INSTRUCTIONS TO FOLLOW:
Retype every line from the start of the entries below down to the line with "plt.rcParams['font.family'] = ['Lato', 'DejaVu", both ends included; skip the pictures.

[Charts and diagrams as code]

···

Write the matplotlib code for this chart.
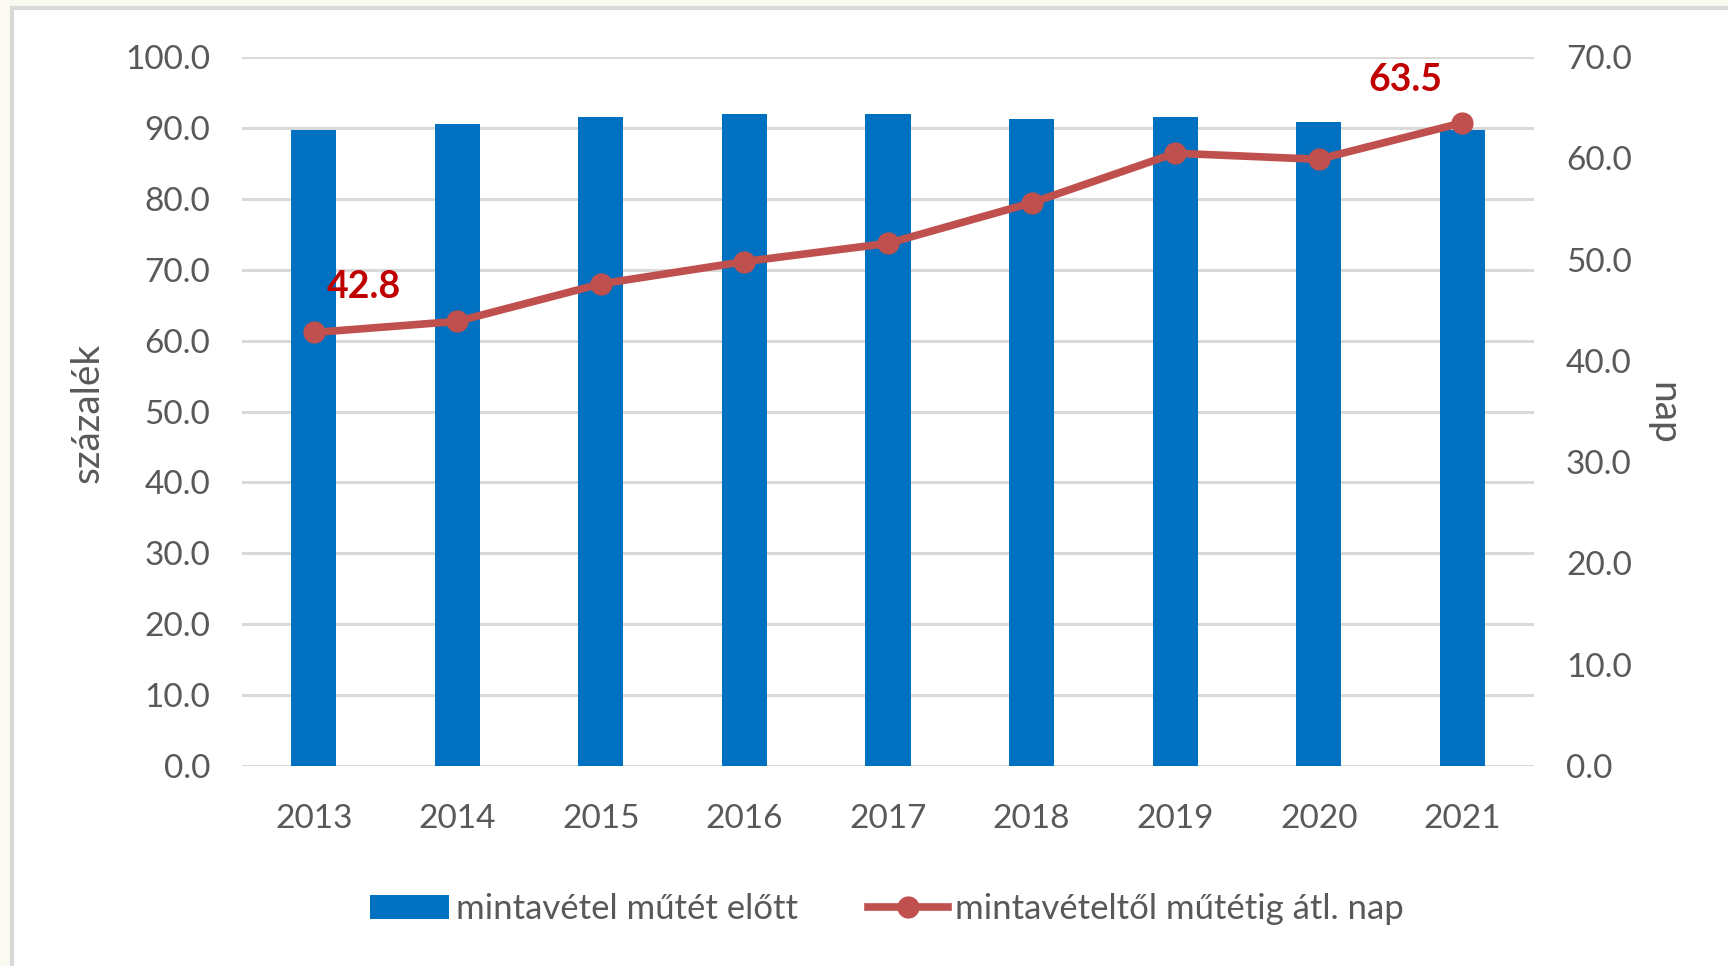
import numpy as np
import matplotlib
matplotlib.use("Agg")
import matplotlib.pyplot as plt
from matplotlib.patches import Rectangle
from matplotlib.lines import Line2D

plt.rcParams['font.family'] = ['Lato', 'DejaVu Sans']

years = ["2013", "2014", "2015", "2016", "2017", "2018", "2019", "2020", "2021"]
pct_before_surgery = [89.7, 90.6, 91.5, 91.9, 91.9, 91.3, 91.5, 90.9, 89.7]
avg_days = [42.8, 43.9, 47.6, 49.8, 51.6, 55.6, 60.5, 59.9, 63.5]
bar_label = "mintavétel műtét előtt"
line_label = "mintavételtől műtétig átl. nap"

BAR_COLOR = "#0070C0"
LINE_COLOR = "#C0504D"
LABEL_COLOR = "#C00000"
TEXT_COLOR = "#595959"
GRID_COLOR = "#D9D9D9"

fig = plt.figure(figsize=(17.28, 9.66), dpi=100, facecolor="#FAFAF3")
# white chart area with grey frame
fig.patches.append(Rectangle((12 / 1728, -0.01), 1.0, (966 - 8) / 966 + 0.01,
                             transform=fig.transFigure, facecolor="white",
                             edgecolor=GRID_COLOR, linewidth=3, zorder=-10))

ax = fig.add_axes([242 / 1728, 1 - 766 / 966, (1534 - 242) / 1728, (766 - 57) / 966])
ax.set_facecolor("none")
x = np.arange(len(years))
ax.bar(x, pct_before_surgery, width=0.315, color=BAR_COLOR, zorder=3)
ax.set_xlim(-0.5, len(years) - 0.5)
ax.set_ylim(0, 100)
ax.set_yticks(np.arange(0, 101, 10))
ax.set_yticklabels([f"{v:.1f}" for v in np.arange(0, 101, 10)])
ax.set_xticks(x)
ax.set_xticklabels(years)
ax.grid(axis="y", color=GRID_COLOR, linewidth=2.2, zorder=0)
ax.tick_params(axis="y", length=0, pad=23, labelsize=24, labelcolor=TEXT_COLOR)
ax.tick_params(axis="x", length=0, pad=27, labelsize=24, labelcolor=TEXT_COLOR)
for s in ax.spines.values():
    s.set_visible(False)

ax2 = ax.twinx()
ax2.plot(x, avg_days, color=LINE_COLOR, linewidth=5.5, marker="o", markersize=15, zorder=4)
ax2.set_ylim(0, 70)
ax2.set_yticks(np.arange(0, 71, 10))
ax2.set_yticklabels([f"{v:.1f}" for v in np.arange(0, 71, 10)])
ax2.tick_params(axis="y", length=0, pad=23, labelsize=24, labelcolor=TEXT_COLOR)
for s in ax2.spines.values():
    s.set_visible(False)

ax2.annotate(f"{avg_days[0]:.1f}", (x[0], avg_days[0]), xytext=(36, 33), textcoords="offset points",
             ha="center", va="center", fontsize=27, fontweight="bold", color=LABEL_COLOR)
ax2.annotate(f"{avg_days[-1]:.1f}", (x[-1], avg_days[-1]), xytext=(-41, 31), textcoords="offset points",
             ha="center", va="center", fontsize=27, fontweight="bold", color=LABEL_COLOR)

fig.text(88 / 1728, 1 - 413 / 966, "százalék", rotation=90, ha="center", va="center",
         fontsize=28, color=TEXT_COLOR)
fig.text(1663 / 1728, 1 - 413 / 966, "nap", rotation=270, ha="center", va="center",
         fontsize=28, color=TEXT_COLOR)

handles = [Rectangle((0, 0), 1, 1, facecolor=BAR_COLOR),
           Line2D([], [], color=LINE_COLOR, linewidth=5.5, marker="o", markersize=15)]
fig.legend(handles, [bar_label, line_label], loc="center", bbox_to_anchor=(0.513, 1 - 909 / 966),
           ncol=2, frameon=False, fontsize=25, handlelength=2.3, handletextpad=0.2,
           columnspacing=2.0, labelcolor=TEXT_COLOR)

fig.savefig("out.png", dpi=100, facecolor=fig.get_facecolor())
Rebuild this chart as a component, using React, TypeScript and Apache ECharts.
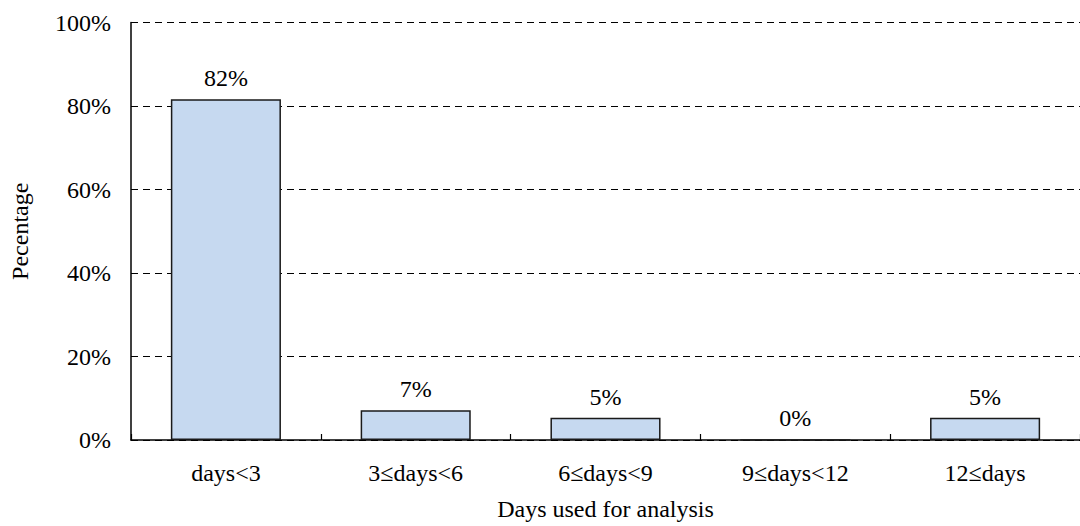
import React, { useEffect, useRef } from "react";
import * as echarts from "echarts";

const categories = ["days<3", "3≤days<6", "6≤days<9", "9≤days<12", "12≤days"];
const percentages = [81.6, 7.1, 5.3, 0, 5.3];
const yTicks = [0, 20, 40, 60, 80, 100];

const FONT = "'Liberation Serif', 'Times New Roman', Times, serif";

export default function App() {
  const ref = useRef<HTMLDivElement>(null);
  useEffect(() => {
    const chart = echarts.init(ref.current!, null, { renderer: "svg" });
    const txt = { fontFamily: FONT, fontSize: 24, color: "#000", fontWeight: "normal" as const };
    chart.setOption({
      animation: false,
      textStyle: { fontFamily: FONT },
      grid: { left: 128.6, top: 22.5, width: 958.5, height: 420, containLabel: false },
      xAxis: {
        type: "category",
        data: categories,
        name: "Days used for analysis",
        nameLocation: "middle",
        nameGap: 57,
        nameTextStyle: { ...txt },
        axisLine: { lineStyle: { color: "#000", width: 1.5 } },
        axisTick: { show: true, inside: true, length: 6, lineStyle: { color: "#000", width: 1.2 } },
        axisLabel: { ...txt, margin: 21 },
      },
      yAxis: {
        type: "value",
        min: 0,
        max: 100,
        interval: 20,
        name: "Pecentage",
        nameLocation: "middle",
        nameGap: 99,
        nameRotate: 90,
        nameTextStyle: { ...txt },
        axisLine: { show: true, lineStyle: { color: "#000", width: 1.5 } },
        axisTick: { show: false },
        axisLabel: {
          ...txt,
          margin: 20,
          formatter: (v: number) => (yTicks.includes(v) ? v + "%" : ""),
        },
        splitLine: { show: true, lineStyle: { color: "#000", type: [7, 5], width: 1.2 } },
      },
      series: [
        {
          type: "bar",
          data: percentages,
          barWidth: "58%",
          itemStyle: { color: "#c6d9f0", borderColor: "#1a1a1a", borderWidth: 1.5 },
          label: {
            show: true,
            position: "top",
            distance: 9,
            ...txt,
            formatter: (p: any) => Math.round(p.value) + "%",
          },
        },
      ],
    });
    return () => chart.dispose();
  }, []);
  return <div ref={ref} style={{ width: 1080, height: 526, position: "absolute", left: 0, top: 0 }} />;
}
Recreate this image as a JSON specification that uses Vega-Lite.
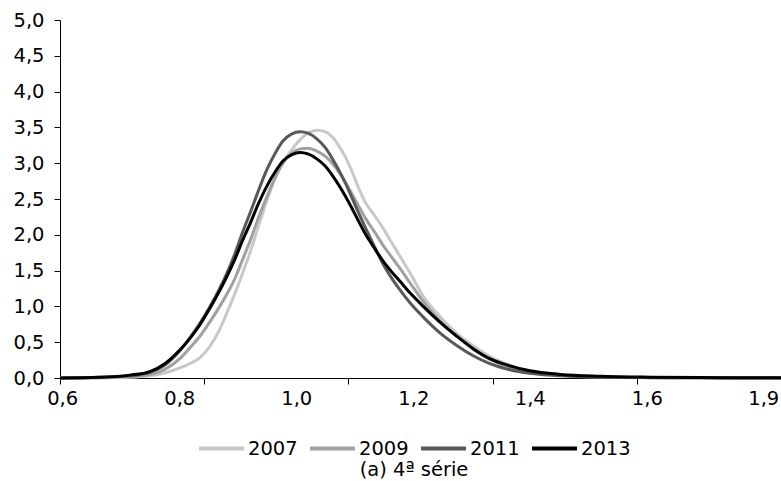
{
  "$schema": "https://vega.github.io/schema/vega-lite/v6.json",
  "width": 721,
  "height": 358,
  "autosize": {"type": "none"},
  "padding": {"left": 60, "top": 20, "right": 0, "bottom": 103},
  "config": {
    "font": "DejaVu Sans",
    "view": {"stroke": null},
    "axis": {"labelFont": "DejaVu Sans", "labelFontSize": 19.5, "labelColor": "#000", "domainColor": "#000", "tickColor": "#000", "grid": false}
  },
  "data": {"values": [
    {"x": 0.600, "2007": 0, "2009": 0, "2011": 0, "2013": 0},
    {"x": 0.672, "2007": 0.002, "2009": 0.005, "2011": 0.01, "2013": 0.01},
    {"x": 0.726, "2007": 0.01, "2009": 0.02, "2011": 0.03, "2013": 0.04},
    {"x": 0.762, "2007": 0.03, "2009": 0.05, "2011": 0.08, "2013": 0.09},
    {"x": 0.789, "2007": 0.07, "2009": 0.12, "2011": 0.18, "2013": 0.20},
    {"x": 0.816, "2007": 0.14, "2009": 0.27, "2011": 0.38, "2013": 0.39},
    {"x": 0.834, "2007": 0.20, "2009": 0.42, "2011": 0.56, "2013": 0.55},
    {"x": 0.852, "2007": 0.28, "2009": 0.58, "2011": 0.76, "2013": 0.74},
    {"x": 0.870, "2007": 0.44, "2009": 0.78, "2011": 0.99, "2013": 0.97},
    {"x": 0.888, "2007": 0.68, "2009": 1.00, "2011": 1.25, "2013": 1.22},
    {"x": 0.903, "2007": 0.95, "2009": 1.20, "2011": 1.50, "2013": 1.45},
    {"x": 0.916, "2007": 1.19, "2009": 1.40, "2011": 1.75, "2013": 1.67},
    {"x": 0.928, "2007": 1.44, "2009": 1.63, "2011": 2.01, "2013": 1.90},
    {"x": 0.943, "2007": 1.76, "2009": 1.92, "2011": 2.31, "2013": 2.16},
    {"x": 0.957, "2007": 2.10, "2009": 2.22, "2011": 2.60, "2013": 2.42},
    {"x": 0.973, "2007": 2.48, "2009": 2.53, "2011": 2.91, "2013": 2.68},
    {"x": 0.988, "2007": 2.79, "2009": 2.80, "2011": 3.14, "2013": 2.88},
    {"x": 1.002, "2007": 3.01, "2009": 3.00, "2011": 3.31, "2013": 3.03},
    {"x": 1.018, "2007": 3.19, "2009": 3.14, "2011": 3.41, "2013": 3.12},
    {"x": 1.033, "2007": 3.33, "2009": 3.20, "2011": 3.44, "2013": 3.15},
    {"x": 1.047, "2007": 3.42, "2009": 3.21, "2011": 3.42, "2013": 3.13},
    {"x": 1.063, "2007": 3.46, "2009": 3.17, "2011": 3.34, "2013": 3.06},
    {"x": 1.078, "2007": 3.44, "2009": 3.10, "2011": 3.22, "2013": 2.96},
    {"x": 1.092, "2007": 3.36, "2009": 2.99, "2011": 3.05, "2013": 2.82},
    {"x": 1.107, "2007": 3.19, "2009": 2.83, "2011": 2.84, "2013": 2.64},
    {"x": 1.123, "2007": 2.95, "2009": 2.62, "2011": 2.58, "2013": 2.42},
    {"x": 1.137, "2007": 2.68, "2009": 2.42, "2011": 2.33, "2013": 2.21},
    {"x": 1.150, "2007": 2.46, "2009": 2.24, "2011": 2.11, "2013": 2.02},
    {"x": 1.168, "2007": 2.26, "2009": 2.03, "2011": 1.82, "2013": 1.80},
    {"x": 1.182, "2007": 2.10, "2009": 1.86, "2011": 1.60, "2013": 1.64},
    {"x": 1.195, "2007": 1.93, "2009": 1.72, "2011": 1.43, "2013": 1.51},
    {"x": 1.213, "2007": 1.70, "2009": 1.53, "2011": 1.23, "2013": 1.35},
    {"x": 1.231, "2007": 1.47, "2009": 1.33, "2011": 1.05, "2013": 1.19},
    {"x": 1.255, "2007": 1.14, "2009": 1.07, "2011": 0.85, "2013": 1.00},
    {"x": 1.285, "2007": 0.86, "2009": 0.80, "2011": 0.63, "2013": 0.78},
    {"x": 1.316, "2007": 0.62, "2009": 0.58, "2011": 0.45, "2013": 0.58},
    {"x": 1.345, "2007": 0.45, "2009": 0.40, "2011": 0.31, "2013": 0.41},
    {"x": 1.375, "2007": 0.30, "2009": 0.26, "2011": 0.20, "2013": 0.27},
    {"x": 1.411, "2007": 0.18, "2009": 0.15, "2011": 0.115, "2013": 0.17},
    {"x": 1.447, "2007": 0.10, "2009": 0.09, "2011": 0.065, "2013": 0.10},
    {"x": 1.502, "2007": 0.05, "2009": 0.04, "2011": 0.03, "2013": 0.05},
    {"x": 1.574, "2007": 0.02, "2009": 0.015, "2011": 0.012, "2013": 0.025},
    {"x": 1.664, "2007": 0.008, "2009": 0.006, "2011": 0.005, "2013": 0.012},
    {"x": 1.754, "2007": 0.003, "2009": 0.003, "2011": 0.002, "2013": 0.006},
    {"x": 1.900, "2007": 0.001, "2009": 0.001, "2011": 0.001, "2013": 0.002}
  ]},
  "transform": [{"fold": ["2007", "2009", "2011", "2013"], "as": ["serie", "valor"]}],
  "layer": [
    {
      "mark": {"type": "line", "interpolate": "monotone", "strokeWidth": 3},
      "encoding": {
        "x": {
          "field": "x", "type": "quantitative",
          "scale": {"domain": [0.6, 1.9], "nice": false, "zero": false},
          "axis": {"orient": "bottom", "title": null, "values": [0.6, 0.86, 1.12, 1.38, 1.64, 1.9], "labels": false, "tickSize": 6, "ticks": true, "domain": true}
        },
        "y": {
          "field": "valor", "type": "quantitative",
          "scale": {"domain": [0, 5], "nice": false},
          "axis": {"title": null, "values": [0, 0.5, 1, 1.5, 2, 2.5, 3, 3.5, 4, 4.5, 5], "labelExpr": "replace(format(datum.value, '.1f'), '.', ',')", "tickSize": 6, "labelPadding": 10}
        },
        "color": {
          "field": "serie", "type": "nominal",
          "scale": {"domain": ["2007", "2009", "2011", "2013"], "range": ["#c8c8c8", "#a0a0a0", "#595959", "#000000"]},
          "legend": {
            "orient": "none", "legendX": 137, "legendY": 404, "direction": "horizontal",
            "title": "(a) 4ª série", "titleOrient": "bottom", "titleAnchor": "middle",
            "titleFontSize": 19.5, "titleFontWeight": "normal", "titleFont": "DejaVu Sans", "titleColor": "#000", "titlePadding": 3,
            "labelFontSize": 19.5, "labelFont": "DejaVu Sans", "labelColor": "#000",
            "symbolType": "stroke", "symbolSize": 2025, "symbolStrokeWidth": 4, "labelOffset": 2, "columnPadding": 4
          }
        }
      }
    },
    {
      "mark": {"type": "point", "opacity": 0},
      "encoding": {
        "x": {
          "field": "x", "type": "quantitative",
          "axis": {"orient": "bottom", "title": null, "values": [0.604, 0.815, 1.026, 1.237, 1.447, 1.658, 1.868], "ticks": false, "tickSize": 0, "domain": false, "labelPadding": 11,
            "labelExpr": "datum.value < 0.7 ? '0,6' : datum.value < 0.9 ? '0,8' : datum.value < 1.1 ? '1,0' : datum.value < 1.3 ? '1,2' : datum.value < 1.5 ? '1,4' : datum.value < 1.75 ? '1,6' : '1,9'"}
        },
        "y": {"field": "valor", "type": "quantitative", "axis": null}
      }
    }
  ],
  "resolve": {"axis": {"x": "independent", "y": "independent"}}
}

···

FULL ANSWER:
Write the matplotlib code for this chart.
import numpy as np
import matplotlib
matplotlib.use("Agg")
import matplotlib.pyplot as plt
from matplotlib.patches import Rectangle
from matplotlib.lines import Line2D

plt.rcParams['font.family'] = ['Lato', 'DejaVu Sans']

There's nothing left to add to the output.